BLAS: AN AIFREANN GHAIDHLIG / GAELIC MASS (St Andrew’s Cathedral, Inverness, 4 September 2009)
7 Sep 2009 in Festival, Highland, Music
GEORGE MACKAY hears the premiere of Blair Douglas’s new Gaelic Mass.
ARTHUR CORMACK, the fear an tighe for this opening night concert in the Blas Festival, revealed that fellow Skyeman Blair Douglas had been talking about writing a new Gaelic Mass for years, but had actually started in earnest in 2006, with Highland 2007 as the intended target.
It didn’t quite work out that way, but the imposition of a deadline for Blas finally did the trick, and the composer not only produced the Mass, but four more settings of hymns and three instrumental pieces into the bargain.
One immediate problem, especially for those – as Arthur put it earlier – “not blessed with Gaelic” was that the programme gave no indication of the actual order of performance of the music, leaving us to founder a little until we got our bearings.
Before we reached that stage, though, five young musicians from the Caledonian Canal Ceilidh Trail performed an opening set of tunes and songs.
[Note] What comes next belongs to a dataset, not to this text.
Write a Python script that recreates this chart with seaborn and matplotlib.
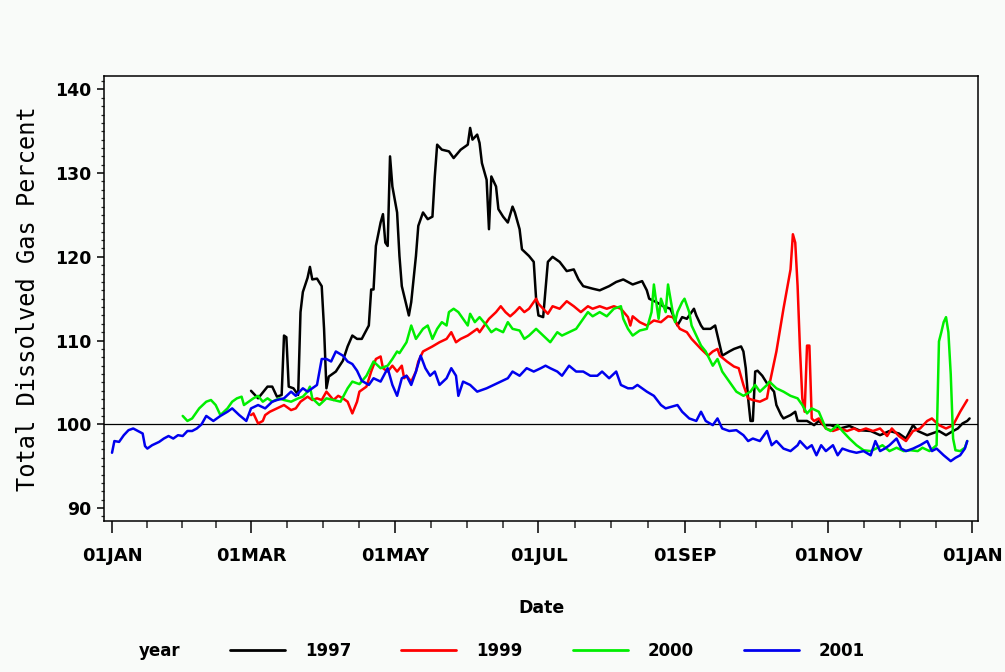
import matplotlib
matplotlib.use("Agg")
import matplotlib.pyplot as plt
from matplotlib.lines import Line2D
from matplotlib.ticker import FixedLocator, MultipleLocator
import pandas as pd
import seaborn as sns

# (day of year, 0 = 1 January; total dissolved gas percent) readings per season
season_1997 = [
    (59, 104.0), (62, 103.1), (66, 104.5), (68, 104.5), (70, 103.3), (72, 103.5),
    (73, 110.6), (74, 110.4), (75, 104.5), (77, 104.3), (79, 103.5), (80, 113.4),
    (81, 115.8), (83, 117.5), (84, 118.8), (85, 117.3), (87, 117.4), (89, 116.5),
    (90, 111.4), (91, 104.3), (92, 105.7), (95, 106.3), (98, 107.6), (100, 109.3),
    (102, 110.6), (104, 110.2), (106, 110.2), (109, 111.8), (110, 116.1), (111, 116.1),
    (112, 121.3), (114, 124.1), (115, 125.1), (116, 121.7), (117, 121.3), (118, 132.0),
    (119, 128.4), (121, 125.3), (122, 120.1), (123, 116.5), (126, 113.0), (127, 114.6),
    (129, 120.1), (130, 123.7), (132, 125.3), (134, 124.5), (136, 124.8), (137, 129.6),
    (138, 133.4), (140, 132.8), (143, 132.6), (145, 131.8), (148, 132.8), (151, 133.4),
    (152, 135.4), (153, 134.0), (155, 134.6), (156, 133.6), (157, 131.2), (159, 129.2),
    (160, 123.3), (161, 129.6), (163, 128.4), (164, 125.7), (166, 124.8), (168, 124.1),
    (170, 126.0), (171, 125.3), (173, 123.3), (174, 120.9), (177, 120.1), (179, 119.4),
    (180, 115.0), (181, 113.0), (183, 112.8), (185, 119.4), (187, 120.0), (190, 119.4),
    (193, 118.3), (196, 118.5), (198, 117.3), (200, 116.5), (204, 116.2), (207, 116.0),
    (211, 116.5), (214, 117.0), (217, 117.3), (221, 116.7), (225, 117.1), (227, 116.0),
    (228, 115.0), (231, 114.6), (234, 114.1), (237, 113.8), (240, 111.8), (242, 112.8),
    (244, 112.6), (247, 113.8), (248, 113.0), (250, 111.8), (251, 111.4), (254, 111.4),
    (256, 111.8), (258, 109.4), (259, 108.2), (262, 108.7), (264, 109.0), (267, 109.3),
    (268, 108.7), (269, 106.7), (270, 103.1), (271, 100.4), (272, 100.4), (273, 106.3),
    (274, 106.4), (276, 105.8), (278, 104.9), (281, 103.9), (282, 102.3), (284, 101.1),
    (285, 100.7), (288, 101.1), (290, 101.5), (291, 100.4), (295, 100.4), (298, 99.9),
    (300, 100.4), (302, 99.9), (305, 99.9), (309, 99.5), (313, 99.8), (317, 99.3),
    (322, 99.2), (326, 98.7), (330, 99.2), (334, 98.9), (337, 98.3), (340, 99.9),
    (342, 99.2), (346, 98.7), (348, 98.9), (351, 99.2), (354, 98.7), (357, 99.2),
    (359, 99.5), (361, 100.1), (363, 100.4), (364, 100.7),
]

season_1999 = [
    (59, 101.1), (60, 101.3), (62, 100.1), (64, 100.4), (65, 101.1), (67, 101.5),
    (70, 101.9), (73, 102.3), (76, 101.7), (78, 101.9), (80, 102.7), (83, 103.3),
    (85, 102.9), (87, 103.1), (89, 102.9), (91, 103.9), (94, 102.9), (96, 103.4),
    (98, 103.1), (100, 102.7), (102, 101.3), (104, 102.7), (105, 103.9), (108, 104.5),
    (110, 106.3), (112, 107.8), (114, 108.1), (115, 106.7), (117, 106.3), (119, 107.0),
    (121, 106.3), (123, 107.0), (124, 105.5), (125, 105.8), (127, 105.1), (129, 106.3),
    (130, 107.5), (132, 108.7), (134, 109.0), (136, 109.3), (139, 109.8), (142, 110.2),
    (144, 111.0), (146, 109.8), (148, 110.2), (151, 110.6), (153, 111.0), (155, 111.4),
    (156, 111.0), (158, 111.8), (160, 112.6), (163, 113.4), (165, 114.1), (167, 113.4),
    (169, 112.9), (171, 113.4), (173, 114.0), (175, 113.4), (177, 113.8), (180, 115.0),
    (181, 114.4), (183, 113.8), (185, 113.2), (187, 114.1), (190, 113.8), (193, 114.7),
    (196, 114.1), (199, 113.4), (202, 114.1), (204, 113.8), (207, 114.1), (210, 113.8),
    (213, 114.1), (216, 113.8), (219, 112.8), (220, 111.8), (221, 112.9), (224, 112.2),
    (227, 111.8), (230, 112.4), (233, 112.2), (236, 112.9), (238, 112.8), (241, 111.4),
    (244, 111.0), (246, 110.2), (250, 109.0), (253, 108.2), (255, 108.7), (257, 109.0),
    (258, 108.2), (261, 107.5), (264, 106.9), (266, 106.7), (268, 104.7), (270, 103.1),
    (272, 102.9), (275, 102.7), (278, 103.1), (279, 104.7), (282, 108.7), (285, 113.8),
    (288, 118.5), (289, 122.7), (290, 121.7), (291, 116.5), (292, 109.0), (293, 103.1),
    (294, 101.5), (295, 109.4), (296, 109.4), (297, 100.7), (298, 100.4), (300, 100.7),
    (303, 99.5), (306, 99.2), (309, 99.5), (312, 99.2), (315, 99.5), (317, 99.2),
    (320, 99.5), (323, 99.2), (326, 99.5), (329, 98.6), (331, 99.5), (334, 98.6),
    (337, 98.0), (340, 99.2), (343, 99.5), (346, 100.4), (348, 100.7), (351, 99.9),
    (354, 99.5), (357, 99.9), (360, 101.5), (363, 102.9),
]

season_2000 = [
    (30, 101.0), (32, 100.4), (34, 100.7), (37, 101.9), (40, 102.7), (42, 102.9),
    (44, 102.3), (46, 101.1), (49, 101.9), (51, 102.7), (53, 103.1), (55, 103.3),
    (56, 102.3), (58, 102.7), (60, 103.1), (62, 103.4), (64, 102.7), (66, 103.1),
    (68, 102.7), (71, 103.1), (73, 102.9), (76, 102.7), (79, 103.1), (81, 103.3),
    (83, 103.9), (84, 104.5), (85, 103.1), (88, 102.3), (91, 103.1), (94, 102.9),
    (97, 102.7), (100, 104.3), (102, 105.1), (105, 104.8), (108, 105.8), (111, 107.5),
    (114, 106.7), (117, 107.0), (119, 107.8), (121, 108.7), (122, 108.5), (125, 109.8),
    (127, 111.8), (129, 110.2), (132, 111.4), (134, 111.8), (136, 110.2), (138, 111.4),
    (140, 112.2), (142, 111.8), (143, 113.4), (145, 113.8), (147, 113.4), (149, 112.6),
    (151, 111.8), (152, 113.2), (154, 112.2), (156, 112.8), (159, 111.8), (161, 111.0),
    (163, 111.4), (166, 111.0), (168, 112.2), (170, 111.4), (173, 111.2), (175, 110.2),
    (177, 110.6), (180, 111.4), (183, 110.6), (186, 109.8), (189, 111.0), (191, 110.6),
    (194, 111.0), (197, 111.4), (199, 112.2), (202, 113.4), (204, 112.9), (207, 113.4),
    (210, 112.9), (213, 113.8), (216, 114.1), (217, 112.6), (219, 111.4), (221, 110.6),
    (224, 111.2), (227, 111.4), (229, 113.4), (230, 116.7), (231, 114.6), (232, 112.6),
    (233, 115.0), (235, 113.4), (236, 116.7), (238, 113.4), (239, 112.2), (240, 113.4),
    (242, 114.6), (243, 115.0), (245, 113.4), (246, 111.8), (248, 110.6), (250, 109.4),
    (252, 108.7), (255, 107.0), (257, 107.8), (259, 106.3), (262, 105.1), (265, 103.9),
    (268, 103.4), (271, 103.9), (273, 104.7), (275, 103.9), (278, 104.7), (279, 105.1),
    (282, 104.3), (285, 103.9), (288, 103.4), (291, 103.1), (293, 102.3), (295, 101.3),
    (297, 101.9), (300, 101.5), (303, 99.5), (305, 99.2), (308, 99.9), (310, 99.2),
    (313, 98.3), (316, 97.5), (319, 96.9), (322, 96.8), (325, 97.2), (327, 97.5),
    (330, 96.8), (333, 97.2), (336, 96.8), (339, 96.9), (342, 96.8), (344, 97.2),
    (347, 96.8), (350, 97.5), (351, 109.9), (352, 111.0), (353, 112.2), (354, 112.8),
    (355, 111.0), (356, 106.0), (357, 98.3), (358, 96.9), (360, 96.8), (362, 97.2),
    (363, 98.0),
]

season_2001 = [
    (0, 96.6), (1, 98.0), (3, 97.9), (5, 98.7), (7, 99.3), (9, 99.5), (11, 99.2),
    (13, 98.9), (14, 97.4), (15, 97.1), (17, 97.5), (20, 97.9), (22, 98.3), (24, 98.6),
    (26, 98.3), (28, 98.7), (30, 98.6), (32, 99.2), (34, 99.2), (36, 99.5), (38, 100.0),
    (40, 101.0), (43, 100.4), (46, 101.0), (49, 101.5), (51, 101.9), (54, 101.1),
    (57, 100.4), (59, 101.9), (62, 102.3), (65, 101.9), (68, 102.7), (70, 102.9),
    (73, 103.1), (76, 103.9), (78, 103.4), (81, 104.3), (83, 103.9), (85, 104.3),
    (87, 104.7), (89, 107.8), (91, 107.8), (93, 107.5), (95, 108.7), (98, 108.2),
    (100, 107.5), (102, 107.2), (104, 106.4), (106, 105.2), (109, 104.7), (111, 105.5),
    (114, 105.1), (117, 106.7), (119, 104.7), (121, 103.4), (123, 105.5), (125, 105.8),
    (127, 104.7), (129, 106.3), (131, 108.2), (133, 106.7), (135, 105.8), (137, 106.3),
    (139, 104.7), (142, 105.5), (144, 106.7), (146, 105.8), (147, 103.4), (149, 105.1),
    (152, 104.7), (155, 103.9), (159, 104.3), (162, 104.7), (165, 105.1), (168, 105.5),
    (170, 106.3), (173, 105.8), (176, 106.7), (179, 106.3), (182, 106.7), (184, 107.0),
    (186, 106.7), (189, 106.3), (191, 105.8), (194, 107.0), (197, 106.3), (200, 106.3),
    (203, 105.8), (206, 105.8), (208, 106.3), (211, 105.5), (214, 106.3), (216, 104.7),
    (219, 104.3), (221, 104.3), (223, 104.7), (227, 103.9), (230, 103.4), (233, 102.3),
    (235, 101.9), (240, 102.3), (242, 101.5), (245, 100.7), (248, 100.4), (250, 101.5),
    (252, 100.4), (255, 99.9), (257, 100.7), (259, 99.5), (262, 99.2), (265, 99.3),
    (268, 98.7), (270, 98.0), (272, 98.3), (275, 98.0), (278, 99.2), (280, 97.5),
    (282, 98.0), (285, 97.1), (288, 96.8), (291, 97.5), (292, 98.0), (295, 97.1),
    (297, 97.5), (299, 96.3), (301, 97.5), (303, 96.8), (306, 97.5), (308, 96.3),
    (310, 97.1), (313, 96.8), (316, 96.6), (319, 96.8), (322, 96.3), (324, 98.0),
    (326, 96.8), (328, 97.1), (330, 97.5), (333, 98.3), (335, 97.1), (337, 96.8),
    (340, 97.1), (343, 97.5), (346, 98.0), (348, 96.8), (350, 97.1), (353, 96.3),
    (356, 95.6), (358, 96.0), (360, 96.3), (362, 97.1), (363, 98.0),
]

years = ["1997", "1999", "2000", "2001"]
seasons = [season_1997, season_1999, season_2000, season_2001]
line_colors = ["#000000", "#ff0000", "#00ee00", "#0000ee"]

month_starts = [0, 59, 120, 181, 243, 304, 365]
month_labels = ["01JAN", "01MAR", "01MAY", "01JUL", "01SEP", "01NOV", "01JAN"]
y_ticks = [90, 100, 110, 120, 130, 140]

frames = []
for yr, readings in zip(years, seasons):
    d, v = zip(*readings)
    frames.append(pd.DataFrame({"day": d, "tdg": v, "year": yr}))
df = pd.concat(frames, ignore_index=True)

sns.set_theme(style="ticks")
plt.rcParams["font.family"] = ["DejaVu Sans"]
plt.rcParams["text.color"] = "black"

bg = "#f9fbf9"
fig = plt.figure(figsize=(10.05, 6.72), dpi=100)
fig.patch.set_facecolor(bg)
ax = fig.add_axes([0.1035, 0.2247, 0.8697, 0.6622])
ax.set_facecolor(bg)

palette = dict(zip(years, line_colors))
sns.lineplot(data=df, x="day", y="tdg", hue="year", hue_order=years,
             palette=palette, estimator=None, sort=True, linewidth=1.8,
             legend=False, ax=ax)
ax.axhline(100, color="black", linewidth=0.9, zorder=1)

ax.set_xlim(-3.4, 367.6)
ax.set_ylim(88.45, 141.6)

# date axis: labelled every second month, three minor ticks between
ax.xaxis.set_major_locator(FixedLocator(month_starts))
ax.set_xticklabels(month_labels)
minor_x = []
for a, b in zip(month_starts[:-1], month_starts[1:]):
    minor_x += [a + (b - a) * k / 4 for k in (1, 2, 3)]
ax.xaxis.set_minor_locator(FixedLocator(minor_x))

ax.yaxis.set_major_locator(FixedLocator(y_ticks))
ax.yaxis.set_minor_locator(MultipleLocator(1))

for side in ["top", "right", "bottom", "left"]:
    ax.spines[side].set_visible(True)
    ax.spines[side].set_color("black")
    ax.spines[side].set_linewidth(1.1)

ax.tick_params(axis="x", which="major", direction="out", length=8.5, width=1.1,
               pad=10, labelsize=13, colors="black")
ax.tick_params(axis="x", which="minor", direction="out", length=5, width=1.1)
ax.tick_params(axis="y", which="major", direction="out", length=5, width=1.1,
               pad=4, labelsize=12.5, colors="black")
ax.tick_params(axis="y", which="minor", direction="out", length=2.5, width=0.9)
for lab in ax.get_xticklabels() + ax.get_yticklabels():
    lab.set_fontweight("bold")

ax.set_xlabel("Date", fontsize=12.5, fontweight="bold", color="black")
ax.xaxis.label.set_va("center")
ax.xaxis.set_label_coords(0.5, -0.1955)
ax.set_ylabel("Total Dissolved Gas Percent", fontsize=17,
              family="DejaVu Sans Mono", color="black")
ax.yaxis.label.set_va("center")
ax.yaxis.set_label_coords(-0.087, 0.5)

# legend row along the bottom
legend_y = 1 - 651 / 672
fig.text(160 / 1005, legend_y, "year", ha="center", va="center",
         fontsize=12, fontweight="bold", color="black")
handles = [Line2D([0], [0], color=c, linewidth=2.0) for c in line_colors]
leg = fig.legend(handles, years, loc="center left",
                 bbox_to_anchor=(230 / 1005, legend_y), ncol=4, frameon=False,
                 borderpad=0, borderaxespad=0, handlelength=3.3,
                 handletextpad=1.2, columnspacing=3.0,
                 prop={"size": 12, "weight": "bold"})
for t in leg.get_texts():
    t.set_color("black")

fig.savefig("out.png", dpi=100, facecolor=bg)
Accordionist and lead musician Cameron Kellow, guitarist Alasdair Taylor, singer, whistle player and piper Rachael MacDonald, and fiddlers Ewan Smillie and Rachel Campbell gave a sparkling account of themselves in the course of four tune sets and two songs.
The youngsters have also recorded a CD, but were unable to sell it at the concert in the Cathedral (although how that differs from taking money for tickets is a theological nicety I won’t get into), but the disc can be bought by calling the sponsors of the Ceilidh Trail, British Waterways, on 01463 725500.
A short interval brought us to the main business of the evening, and what must be the first new setting of the Mass in Gaelic in some time (Irish musician Sean O Riada wrote several in Irish in the late 1960s, but I’d struggle to name the last Scottish one).
While Douglas composed all of the music, he recruited classically-trained pianist Andy Thorburn (of Blazin’ Fiddles fame) to do the orchestration, and also to conduct the performances. The music was written for a seven-piece band featuring violinists Sharleen Clapperton and Feargus Hetherington, viola player Mairi Campbell, cellist Harriet Davidson, Lillias Kinsman-Blake on flute, Patsy Seddon on clarsach and Iain MacDonald on both Highland and small pipes.
The vocal soloists were Maggie MacDonald and Paul MacCallum, and the choir the Inverness Gaelic Choir (Douglas had initially hoped to use different local choirs for the other two performances in Fort William and Portree, but the logistics proved too complex). A few first-night blips aside, the performers all rose to the challenge in fine style, ably directed by Thorburn.
Douglas had set six sections of the traditional Catholic Mass – Introit, Kyrie, Gloria, Credo, Sanctus, and Agnus Dei, omitting the Benedictus – in a style that he likened in the programme note more to the folk masses of Ariel Ramirez than the full-blown classical versions of a Mozart or Faurè. [Blair Douglas tells us that the Benedictus is included with the Sanctus section, but was mistakenly omitted from the programme listing – Ed.]
In fact, he had created a lucid and often very beautiful synthesis of traditional and classical influences, with the former to the fore. They began with a pastoral setting of the hymn ‘Loinn an t-Saoghail’, then played two of the instrumental pieces before launching on the Mass proper, and finishing with the remaining three hymns and instrumental.
It remains to be seen whether Douglas’s hope that the Mass is taken up for devotional rather than concert use is fulfilled, but this was a satisfying launch.
The Blas Festival runs until 12 September.